Audited consolidated financial statements for Lion Oil Company and subsidiaries for the year ended April 30, 2010 (which include the comparative year ended April 30, 2009) are filed herewith as Exhibit 99.2 hereto. In addition, unaudited consolidated financial statements of Lion Oil Company and subsidiaries for the period beginning May 1, 2010 and ending April 28, 2011 are filed herewith as Exhibit 99.3 hereto. These financial statements have neither been reviewed nor audited by the Company’s independent registered public accounting firm.
(b)  
Pro forma financial information.
The pro-forma consolidated balance sheet of the Company at March 31, 2011 and the pro-forma consolidated income statements of the Company for the year ended December 31, 2010 and the quarters ended March 31, 2011 and 2010 are furnished herewith as Exhibit 99.4 hereto.

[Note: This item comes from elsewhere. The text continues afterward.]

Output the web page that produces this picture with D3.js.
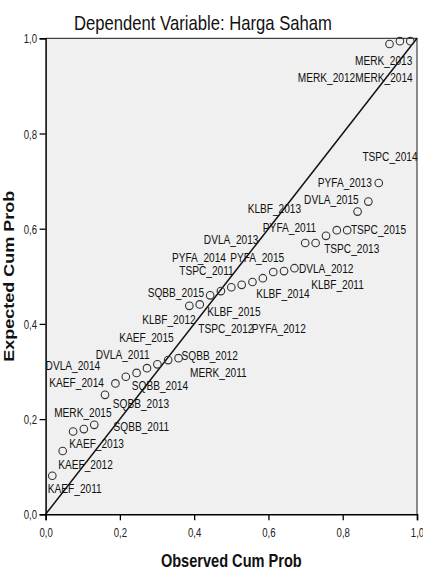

These pro forma consolidated financial statements have been prepared on the assumption that the Company’s acquisition of Lion Oil Company occurred at January 1, 2010 (the beginning of the Company’s most recently completed fiscal year), although the actual closing occurred on April 28, 2011. These pro forma consolidated financial statements have neither been audited nor reviewed by the Company’s independent registered public accounting firm.

 

 


 

(c)  
Not applicable.
 
(d)  
Exhibits.
         
       
 
  2.1+    
Stock Purchase Agreement, dated March 17, 2011, by and among Ergon, Inc., Lion Oil Company and Delek US Holdings, Inc. (incorporated by reference to Exhibit 2.1 to the Company’s Form 8-K filed on May 4, 2011).
       
 
  2.2+    
First Amendment dated April 29, 2011 to Stock Purchase Agreement dated March 17, 2011 by and among Ergon, Inc., Lion Oil Company and Delek US Holdings, Inc. (incorporated by reference to Exhibit 2.2 to the Company’s Form 8-K filed on May 4, 2011).
       
 
  23.1    
Consent of KPMG LLP.
       
 
  99.1    
Press release of Delek US Holdings, Inc. issued on April 29, 2011 (incorporated by reference to Exhibit 99.1 to the Company’s Form 8-K filed on May 4, 2011).
       
 
  99.2    
Audited consolidated financial statements of Lion Oil Company and subsidiaries for the years ended April 30, 2010 and 2009.
       
 
  99.3    
Unaudited consolidated financial statements of Lion Oil Company and subsidiaries for the period beginning May 1, 2010 and ending April 28, 2011.
       
 
  99.4    
Pro-forma consolidated balance sheet of the Company at March 31, 2011 and pro-forma consolidated income statements of the Company for the year ended December 31, 2010 and the quarters ended March 31, 2011 and 2010.
       
 
  +    
Certain schedules have been omitted pursuant to Item 601(b)(2) of Regulation S-K. The Company agrees to furnish supplementally a copy of any of the omitted schedules upon request by the Securities and Exchange Commission.

 

 


 

SIGNATURES
Pursuant to the requirements of the Securities Exchange Act of 1934, the registrant has duly caused this report to be signed on its behalf by the undersigned hereunto duly authorized.
         
Dated: July 15, 2011  DELEK US HOLDINGS, INC.
 
 
  By:   /s/ Mark B. Cox    
    Name:   Mark B. Cox   
    Title:   Executive Vice President / Chief Financial Officer   

 

 


 

         
EXHIBIT INDEX
         
Exhibit No.   Description
 
  2.1+    
Stock Purchase Agreement, dated March 17, 2011, by and among Ergon, Inc., Lion Oil Company and Delek US Holdings, Inc. (incorporated by reference to Exhibit 2.1 to the Company’s Form 8-K filed on May 4, 2011).
       
 
  2.2+    
First Amendment dated April 29, 2011 to Stock Purchase Agreement dated March 17, 2011 by and among Ergon, Inc., Lion Oil Company and Delek US Holdings, Inc. (incorporated by reference to Exhibit 2.2 to the Company’s Form 8-K filed on May 4, 2011).
       
 
  23.1    
Consent of KPMG LLP.
       
 
  99.1    
Press release of Delek US Holdings, Inc. issued on April 29, 2011 (incorporated by reference to Exhibit 99.1 to the Company’s Form 8-K filed on May 4, 2011).
       
 
  99.2    
Audited consolidated financial statements of Lion Oil Company and subsidiaries for the years ended April 30, 2010 and 2009.
       
 
  99.3    
Unaudited consolidated financial statements of Lion Oil Company and subsidiaries for the period beginning May 1, 2010 and ending April 28, 2011.
       
 
  99.4    
Pro-forma consolidated balance sheet of the Company at March 31, 2011 and pro-forma consolidated income statements of the Company for the year ended December 31, 2010 and the quarters ended March 31, 2011 and 2010.
       
 
  +    
Certain schedules have been omitted pursuant to Item 601(b)(2) of Regulation S-K. The Company agrees to furnish supplementally a copy of any of the omitted schedules upon request by the Securities and Exchange Commission.